趣味Web 小説 2011-08-11

有能ならざる先輩のための手引き

新人はこういうところが苦手だから……みたいな話ばっかり。「万年ヒラ社員街道をトボトボ歩き続けてるような先輩が、いくらかでも後輩の役に立つための講座」みたいな記事がほとんどない。

何ていうの、「引き上げる」話ばっかりで、「歩み寄る」という発想が乏しい。いや、リンクした3つの記事は、まだしもギャップを理解して新人指導のポイントを見出そうとしているのだから、これすら批判の対象としてしまったら、ほめる記事がなくなってしまう。だから褒めなきゃいかんと思うのだけれど……。

このあたりの記事に書いたようなことって、かつて無能ゆえに苦しんだ記憶と、いまも自分は無能同然だという認識があれば、すんなり納得できる話だと思う。たぶん、日本中の組織で、そっと実行されている方法でもあると思う。

それなのに、キラキラした言説が飛び交うウェブ論壇(?)では、トンとお目にかからない。「有能な先輩方に貴重な時間を割いてご説明いただくのだから、新人は同じ質問を二度せずにすむようしっかりメモを取らねばならぬ」みたいな話ばっかり。そんな偉そうにしないで、お互いに歩み寄ったらみんなもっと幸せになれる、という発想がないのはどうしてだろう。

私の先輩方は有能で、それゆえ私の出来が悪いことをを見抜いて、ダメ新人をうまく扱う方法を常識にとらわれずに考え抜いた。その成果は応用範囲が広く、私のような有能ならざる社員が後輩を指導する側に回った場合にも有効なのだった。例えば、質問しづらいオーラをまとった人(=私)でも、簡単な指導法のアイデアを実践すれば、最低限の指導が可能になる。

メモを作って回答することも、私のオリジナルではない。

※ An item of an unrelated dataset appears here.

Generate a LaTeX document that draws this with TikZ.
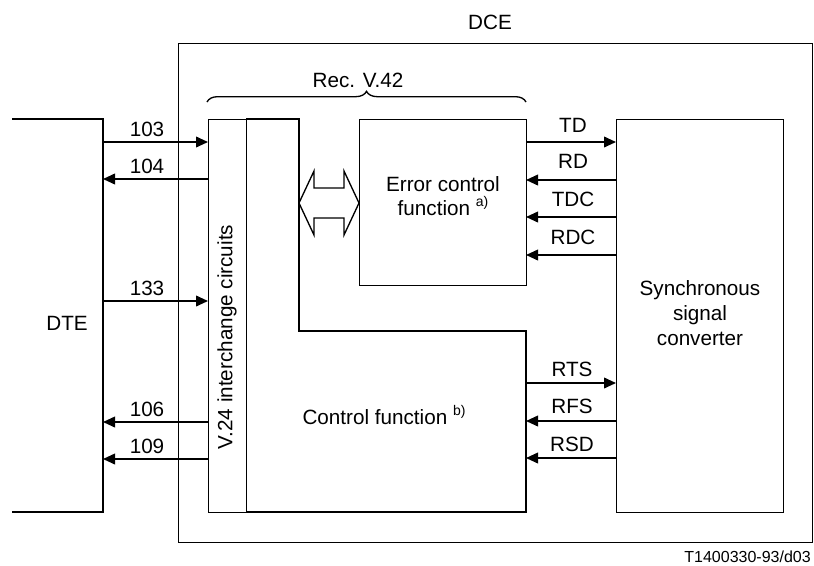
\documentclass[tikz,border=0pt]{standalone}
\usepackage{fontspec}
\setmainfont{Liberation Sans}
\usetikzlibrary{arrows.meta,decorations.pathreplacing}
\newcommand\supx[1]{\raisebox{0.45em}{\fontsize{10.5}{12}\selectfont #1}}
\begin{document}
\begin{tikzpicture}[x=0.75pt,y=-0.75pt,
  font=\fontsize{15.5}{18.5}\selectfont,
  box/.style={draw, line width=1pt, inner sep=0pt, anchor=north west},
  sig/.style={line width=1.3pt, -{Triangle[length=9pt,width=8pt]}},
  lbl/.style={anchor=base, inner sep=0pt},
]
\useasboundingbox (0,0) rectangle (814,565);
% DCE outer box
\node[box, line width=0.8pt, minimum width=475.5pt, minimum height=374.25pt] (dce) at (178,43) {};
\node (dcelbl) at (490,22) {DCE};
% DTE bracket
\coordinate (dtetop) at (103,119);
\coordinate (dtebot) at (103,512);
\draw[line width=1pt] (12,119) -- (dtetop) -- (dtebot) -- (12,512);
\node (dtelbl) at (67,323) {DTE};
% V.24 box
\node[box, minimum width=28.5pt, minimum height=294.75pt] (v24) at (208,119) {};
\node[rotate=90] (v24lbl) at (227,337) {V.24 interchange circuits};
% Control function L-shape
\coordinate (ctrlTL) at (246,119);
\coordinate (ctrlR) at (526,331);
\draw[line width=1pt] (ctrlTL) -- (299,119) -- (299,331) -- (ctrlR) -- (526,512) -- (246,512);
\node (ctrllbl) at (384,415) {Control function \supx{b)}};
% Error control box
\node[box, minimum width=125.25pt, minimum height=124.5pt] (err) at (359,119) {};
\node[align=center] (errlbl) at (443,196) {Error control\\function \supx{a)}};
% Synchronous signal converter
\node[box, minimum width=125.25pt, minimum height=294.75pt] (sync) at (616,119) {};
\node[align=center] (synclbl) at (700,313) {Synchronous\\signal\\converter};
% Brace
\coordinate (brL) at (207,102);
\coordinate (brR) at (526,102);
\draw[line width=1pt, decorate, decoration={brace, amplitude=8pt}] (brL) -- (brR);
\node (reclbl) at (358,80) {Rec. V.42};
% Double outline arrow
\draw[line width=1pt, fill=white] (299,203) -- (314,171) -- (314,188) -- (344,188) -- (344,171)
  -- (359,203) -- (344,235) -- (344,218) -- (314,218) -- (314,235) -- cycle;
% Left signals
\coordinate (l103) at (103,142);
\coordinate (l104) at (103,179);
\coordinate (l133) at (103,301);
\coordinate (l106) at (103,422);
\coordinate (l109) at (103,459);
\draw[sig] (l103) -- (l103 -| v24.west);
\draw[sig] (l104 -| v24.west) -- (l104);
\draw[sig] (l133) -- (l133 -| v24.west);
\draw[sig] (l106 -| v24.west) -- (l106);
\draw[sig] (l109 -| v24.west) -- (l109);
\node[lbl] at (147,136) {103};
\node[lbl] at (147,173) {104};
\node[lbl] at (147,295) {133};
\node[lbl] at (147,416) {106};
\node[lbl] at (147,453) {109};
% Right signals
\coordinate (rTD) at (526,142);
\coordinate (rRD) at (526,180);
\coordinate (rTDC) at (526,217);
\coordinate (rRDC) at (526,255);
\coordinate (rRTS) at (526,383);
\coordinate (rRFS) at (526,421);
\coordinate (rRSD) at (526,458);
\draw[sig] (rTD) -- (rTD -| sync.west);
\draw[sig] (rRD -| sync.west) -- (rRD);
\draw[sig] (rTDC -| sync.west) -- (rTDC);
\draw[sig] (rRDC -| sync.west) -- (rRDC);
\draw[sig] (rRTS) -- (rRTS -| sync.west);
\draw[sig] (rRFS -| sync.west) -- (rRFS);
\draw[sig] (rRSD -| sync.west) -- (rRSD);
\node[lbl] at (573,132) {TD};
\node[lbl] at (573,168) {RD};
\node[lbl] at (573,206) {TDC};
\node[lbl] at (573,244) {RDC};
\node[lbl] at (572,376) {RTS};
\node[lbl] at (572,413) {RFS};
\node[lbl] at (572,451) {RSD};
% Footer
\node[anchor=base east, inner sep=0pt, font=\fontsize{12}{14}\selectfont] (ref) at (811,562) {T1400330-93/d03};
\end{tikzpicture}
\end{document}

かつてとある先輩が、私の飲み込みがあまりに悪いので、パパッとメモを作って「これを見て半日頑張ってみろ」といってくれた事例にヒントを得たものだ。逆の状況……つまり、聞く側は優秀だが、説明する側が無能な場合にも、メモを作って回答するアイデアは大いに役立つのだった。

かつて無能な新人だった方々のうち2割か3割くらいは、いまもそれほど有能ではないだろうと思う。それでも、先輩になってしまった。で、あるならば、自分は有能ではないという前提に立って、指導法を模索すべきだと思う。そのとき参考になるのは、「貴重な時間を割いて無能な後輩の面倒を見る」道を選択した、有能な先輩方の「歩み寄りの工夫」だ。

さして有能でもない先輩が、「お前ら新人のために俺の貴重な時間を無駄にさせるなよ」という態度を取るのは、失笑モノだろう。どうせ自分の仕事はロクに進まないんだ。自分より優秀な後輩をきちんと育てることの方が、長い目で見ればよほど生産的だろうと思う。